The proposed rules contain detailed grandfathering rules for entities currently applying the innovation box rules.

  1. Dividend withholding tax

Under the proposed changes to the DWT treatment of cooperatives, distributions by international holding cooperatives to members that have an interest of 5% or more in the cooperative will in principle become subject to DWT at the standard 15% rate. However, a Dutch domestic exemption will apply in active business structures that are not abusive.
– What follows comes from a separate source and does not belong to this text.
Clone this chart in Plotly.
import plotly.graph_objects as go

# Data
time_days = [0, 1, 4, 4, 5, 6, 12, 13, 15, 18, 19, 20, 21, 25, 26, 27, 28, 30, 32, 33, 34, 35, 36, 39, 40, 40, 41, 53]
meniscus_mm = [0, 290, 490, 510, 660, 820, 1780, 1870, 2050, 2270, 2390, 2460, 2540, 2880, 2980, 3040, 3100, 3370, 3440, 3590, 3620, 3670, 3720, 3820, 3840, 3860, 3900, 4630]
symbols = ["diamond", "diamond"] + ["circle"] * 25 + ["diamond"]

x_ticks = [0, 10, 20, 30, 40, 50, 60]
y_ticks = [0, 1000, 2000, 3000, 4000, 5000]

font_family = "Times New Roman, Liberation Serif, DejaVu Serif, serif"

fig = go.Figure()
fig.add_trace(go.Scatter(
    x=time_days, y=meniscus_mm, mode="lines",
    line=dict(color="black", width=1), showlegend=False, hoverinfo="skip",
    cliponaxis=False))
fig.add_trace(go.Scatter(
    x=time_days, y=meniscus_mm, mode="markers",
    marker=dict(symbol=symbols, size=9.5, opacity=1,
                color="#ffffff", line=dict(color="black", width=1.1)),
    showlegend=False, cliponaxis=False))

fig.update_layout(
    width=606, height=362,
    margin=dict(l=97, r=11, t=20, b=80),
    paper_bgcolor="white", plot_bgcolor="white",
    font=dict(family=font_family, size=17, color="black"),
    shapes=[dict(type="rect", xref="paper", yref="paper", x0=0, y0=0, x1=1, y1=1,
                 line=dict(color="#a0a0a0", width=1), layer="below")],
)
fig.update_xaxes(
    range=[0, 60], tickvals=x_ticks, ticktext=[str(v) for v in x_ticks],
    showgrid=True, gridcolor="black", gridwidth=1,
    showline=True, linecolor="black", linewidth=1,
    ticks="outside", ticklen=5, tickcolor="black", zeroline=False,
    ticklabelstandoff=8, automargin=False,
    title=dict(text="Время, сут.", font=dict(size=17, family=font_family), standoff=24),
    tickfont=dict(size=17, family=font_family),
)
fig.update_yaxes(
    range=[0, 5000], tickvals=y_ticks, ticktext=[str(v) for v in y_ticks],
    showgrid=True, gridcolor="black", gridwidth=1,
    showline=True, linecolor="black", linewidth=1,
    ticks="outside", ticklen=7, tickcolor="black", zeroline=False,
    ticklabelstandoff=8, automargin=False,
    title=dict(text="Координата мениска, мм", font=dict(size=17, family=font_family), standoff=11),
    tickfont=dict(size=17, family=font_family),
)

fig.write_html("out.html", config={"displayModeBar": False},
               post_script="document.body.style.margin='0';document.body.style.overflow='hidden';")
The letter also proposes to effectively extend this exemption to shareholders that have a shareholding of 5% or more in the nominal paid-up capital of NVs and BVs.

The equation of holding cooperatives with NVs and BVs in combination with the proposed amendment of the Dutch domestic exemption means that NVs and BVs on the one hand and international holding cooperatives on the other hand will be treated the same for DWT purposes; in principle there is an obligation to withhold DWT, but with respect to qualifying participations an exemption applies if the shareholder/member is located in an EU/EEA or treaty jurisdiction, and provided there is no abusive situation.

This suggests that the exemption for cooperatives will not apply if members are located in non-tax treaty jurisdictions (e.g. the Cayman Islands, Bermuda, etc.). If so, distributions by international holding cooperatives to such members would become subject to 15%  DWT without any exemptions therefrom being available, irrespective of whether or not it concerns an active business structure that is (currently) not abusive. This would be a departure from the current situation where in these type of active business structures that are not abusive, distributions by international holding cooperatives are not subject to DWT at all.